The death of a project
- Mick Pennington
- Sep 12, 2016
- 2 min read

This is one of the last photos that I made in the 365 A Photo a Day. I didn’t quite make it to photo 365. This is about photo 300. I simply burned out on the project. Every day it became harder and harder to make an image that I cared about. In the end, I was just pressing the shutter release to just get it over with. I hated just going through the motions but that is where I found myself. So I quit. I’m a quitter. And I couldn’t be happier.
I created the project with the intent of making photos in various situations, of varying subjects and to force myself to practice my craft. The project met all those objectives but it also revealed a distaste in making photographs this way. There wasn’t much opportunity to put a lot of thought into each photo. Planning the outcome was difficult with any consistency. There was not time for planning when the photo just needed to be made and left behind. There was always another photo that needed to be created. I wasn’t happy with the work. I was just going through the motions.

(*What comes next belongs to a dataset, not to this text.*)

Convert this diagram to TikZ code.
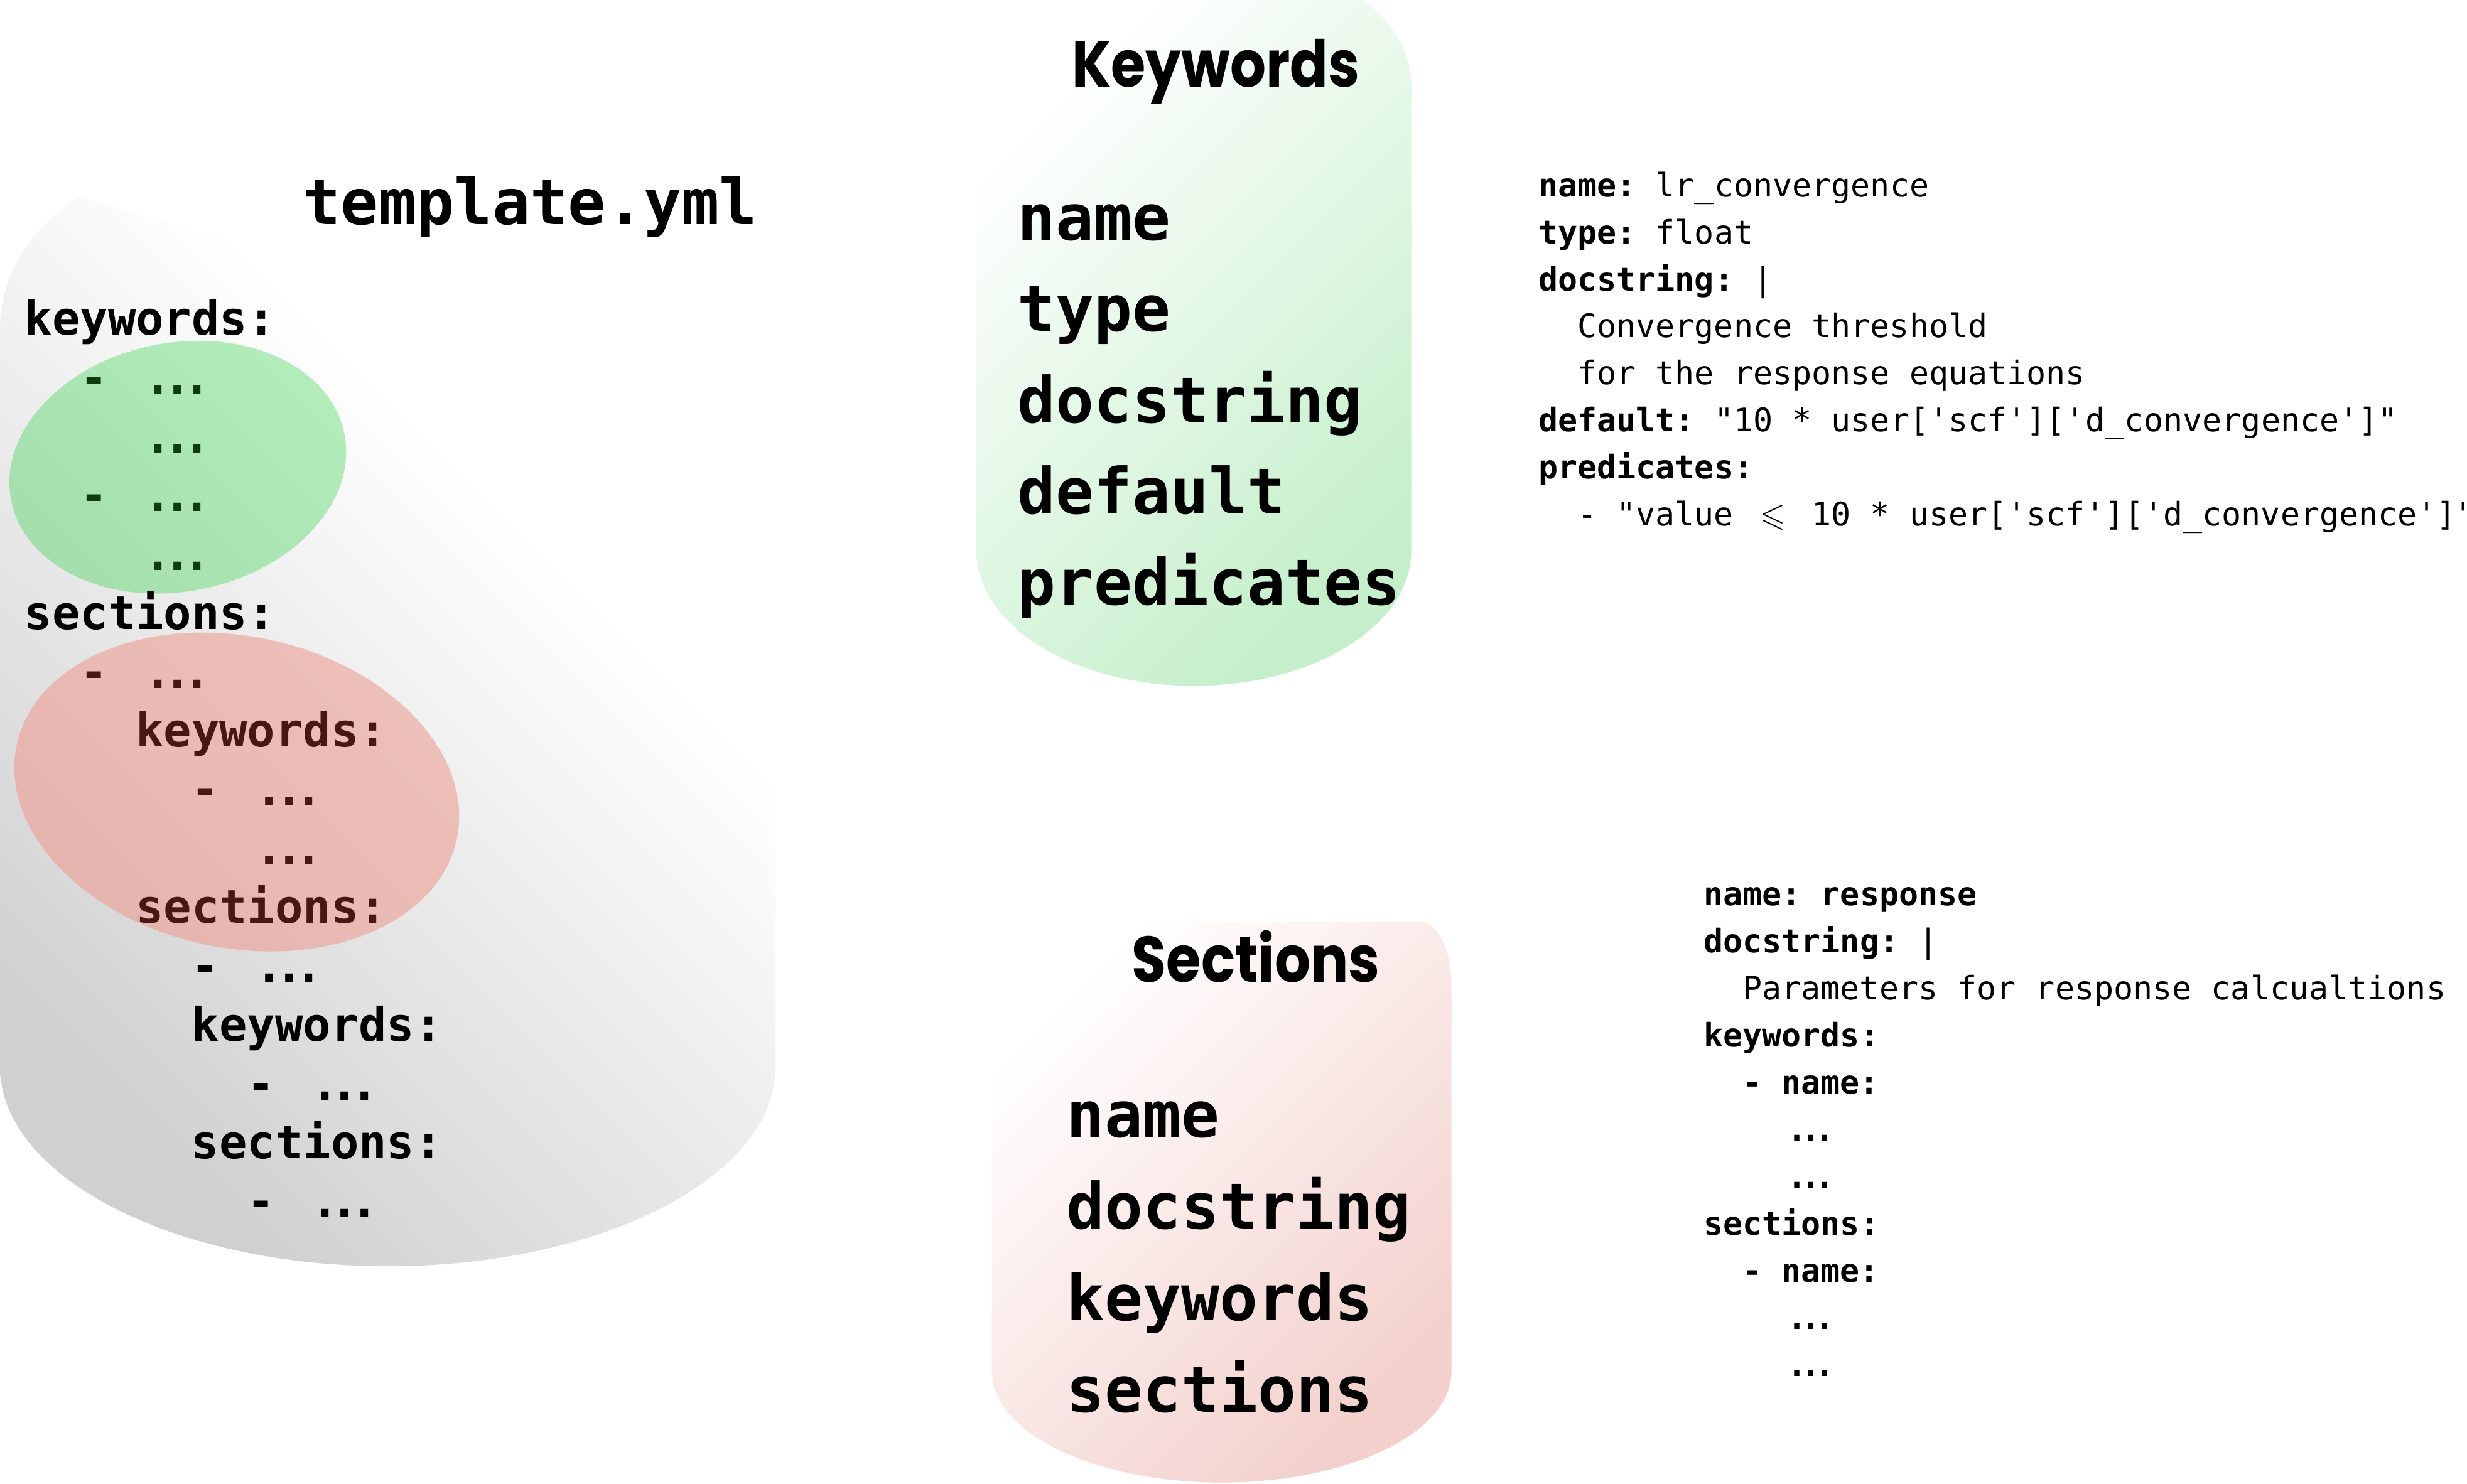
\documentclass[tikz,border=0pt]{standalone}
\usepackage{fontspec}
\usepackage{amssymb}
\setmonofont{DejaVu Sans Mono}
\newfontfamily\titlefont{Poppins}[FakeStretch=0.87]

\definecolor{tplgray}{HTML}{D0D0D0}
\definecolor{kwgreen}{HTML}{C4EFCA}
\definecolor{secred}{HTML}{F3D0CC}
\definecolor{blobgreen}{HTML}{B2ECBB}
\definecolor{blobgreenlo}{HTML}{A4DEAC}
\definecolor{blobred}{HTML}{EEC0BA}
\definecolor{blobredlo}{HTML}{E5B3AD}
\definecolor{txtgreen}{HTML}{0D3D10}
\definecolor{txtred}{HTML}{4A1612}

\pgfdeclareverticalshading{tplshade}{100bp}{color(0bp)=(tplgray); color(25bp)=(tplgray); color(63bp)=(white); color(100bp)=(white)}

\newcommand\ydots{\makebox[1.806em][c]{.\kern-0.18em.\kern-0.18em.}}
\newcommand\leqlig{\makebox[1.204em][c]{$\leqslant$}}

\tikzset{
  tpl/.style={anchor=base west, inner sep=0pt, font=\ttfamily\bfseries\fontsize{21}{25}\selectfont},
  fieldname/.style={anchor=base west, inner sep=0pt, font=\ttfamily\bfseries\fontsize{28.8}{34}\selectfont},
  heading/.style={anchor=base, inner sep=0pt, font=\titlefont\bfseries\fontsize{29.3}{35}\selectfont},
  yaml/.style={anchor=base west, inner sep=0pt, font=\ttfamily\fontsize{14.7}{18}\selectfont},
}

\begin{document}
\begin{tikzpicture}[x=0.025058cm, y=-0.025058cm]
    \useasboundingbox (0,0) rectangle (1568,943.4);

    % background shapes
    \shade[shading=tplshade, shading angle=-45]
        (51,125) -- (493,256) -- (493,678)
        arc[start angle=0, end angle=180, x radius=246.5, y radius=127]
        -- (0,210) .. controls (0,165) and (30,138) .. (51,125) -- cycle;
    \shade[top color=white, bottom color=kwgreen, shading angle=45]
        (620.5,0) -- (867,0) .. controls (885,15) and (897,32) .. (897,55) -- (897,350)
        arc[start angle=0, end angle=180, x radius=138.25, y radius=86] -- cycle;
    \shade[top color=white, bottom color=secred, shading angle=45]
        (630.4,586) -- (905.6,585.7) .. controls (915,590) and (922.5,605) .. (922.5,625) -- (922.5,872)
        arc[start angle=0, end angle=180, x radius=146.05, y radius=70.5] -- cycle;

    % highlighted blocks in the template
    \shade[top color=blobgreen, bottom color=blobgreenlo, shading angle=-45, rotate around={11.4:(113,297)}]
        (113,297) ellipse[x radius=108, y radius=79];
    \shade[top color=blobred, bottom color=blobredlo, shading angle=-45, rotate around={-12.1:(150.5,503.5)}]
        (150.5,503.5) ellipse[x radius=143, y radius=99];

    % template.yml
    \node[heading, font=\ttfamily\bfseries\fontsize{28.5}{34}\selectfont] (tplname) at (337,142.6) {template.yml};
    \node[tpl] (row1) at (15.2,213) {keywords:};
    \node[tpl, txtgreen] (row2) at (50.6,250.4) {- \ydots};
    \node[tpl, txtgreen] (row3) at (86.0,287.8) {\ydots};
    \node[tpl, txtgreen] (row4) at (50.6,325.2) {- \ydots};
    \node[tpl, txtgreen] (row5) at (86.0,362.6) {\ydots};
    \node[tpl] (row6) at (15.2,400) {sections:};
    \node[tpl, txtred] (row7) at (50.6,437.4) {- \ydots};
    \node[tpl, txtred] (row8) at (86.0,474.8) {keywords:};
    \node[tpl, txtred] (row9) at (121.4,512.2) {- \ydots};
    \node[tpl, txtred] (row10) at (156.8,549.6) {\ydots};
    \node[tpl, txtred] (row11) at (86.0,587) {sections:};
    \node[tpl] (row12) at (121.4,624.4) {- \ydots};
    \node[tpl] (row13) at (121.4,661.8) {keywords:};
    \node[tpl] (row14) at (156.8,699.2) {- \ydots};
    \node[tpl] (row15) at (121.4,736.6) {sections:};
    \node[tpl] (row16) at (156.8,774) {- \ydots};

    % Keywords
    \node[heading] (kwtitle) at (772.7,55.2) {Keywords};
    \node[fieldname] (kwname) at (646.5,152.6) {name};
    \node[fieldname] (kwtype) at (646.5,210.6) {type};
    \node[fieldname] (kwdoc) at (646.5,268.6) {docstring};
    \node[fieldname] (kwdefault) at (646.5,326.6) {default};
    \node[fieldname] (kwpred) at (646.5,384.6) {predicates};

    \node[yaml] (kwex1) at (977.5,125) {\textbf{name:} lr\_convergence};
    \node[yaml] (kwex2) at (977.5,154.9) {\textbf{type:} float};
    \node[yaml] (kwex3) at (977.5,184.8) {\textbf{docstring:} |};
    \node[yaml] (kwex4) at (1002.3,214.7) {Convergence threshold};
    \node[yaml] (kwex5) at (1002.3,244.6) {for the response equations};
    \node[yaml] (kwex6) at (977.5,274.5) {\textbf{default:} "10 * user['scf']['d\_convergence']"};
    \node[yaml] (kwex7) at (977.5,304.4) {\textbf{predicates:}};
    \node[yaml] (kwex8) at (1002.3,334.3) {- "value \leqlig{} 10 * user['scf']['d\_convergence']"};

    % Sections
    \node[heading] (sectitle) at (798.2,624.4) {Sections};
    \node[fieldname] (secname) at (677.6,723) {name};
    \node[fieldname] (secdoc) at (677.6,781.3) {docstring};
    \node[fieldname] (seckw) at (677.6,839.6) {keywords};
    \node[fieldname] (secsec) at (677.6,897.9) {sections};

    \node[yaml] (secex1) at (1082.5,575.8) {\textbf{name: response}};
    \node[yaml] (secex2) at (1082.5,605.7) {\textbf{docstring:} |};
    \node[yaml] (secex3) at (1107.3,635.6) {Parameters for response calcualtions};
    \node[yaml] (secex4) at (1082.5,665.5) {\textbf{keywords:}};
    \node[yaml] (secex5) at (1107.3,695.4) {\textbf{- name:}};
    \node[yaml] (secex6) at (1132.1,725.3) {\textbf{\ydots}};
    \node[yaml] (secex7) at (1132.1,755.2) {\textbf{\ydots}};
    \node[yaml] (secex8) at (1082.5,785.1) {\textbf{sections:}};
    \node[yaml] (secex9) at (1107.3,815) {\textbf{- name:}};
    \node[yaml] (secex10) at (1132.1,844.9) {\textbf{\ydots}};
    \node[yaml] (secex11) at (1132.1,874.8) {\textbf{\ydots}};
\end{tikzpicture}
\end{document}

Beyond the photos that I made, beyond the technical practice, I learned how I work best. I need to put time into the image before I even pick up the camera. I need to meditate on the lighting, the mood and the content before I start the physical processing of making an image. My process begins with the meditation. It may seem strange to say that the creating starts with a lot of thinking. In the end, I will make better pictures if not a lot of them.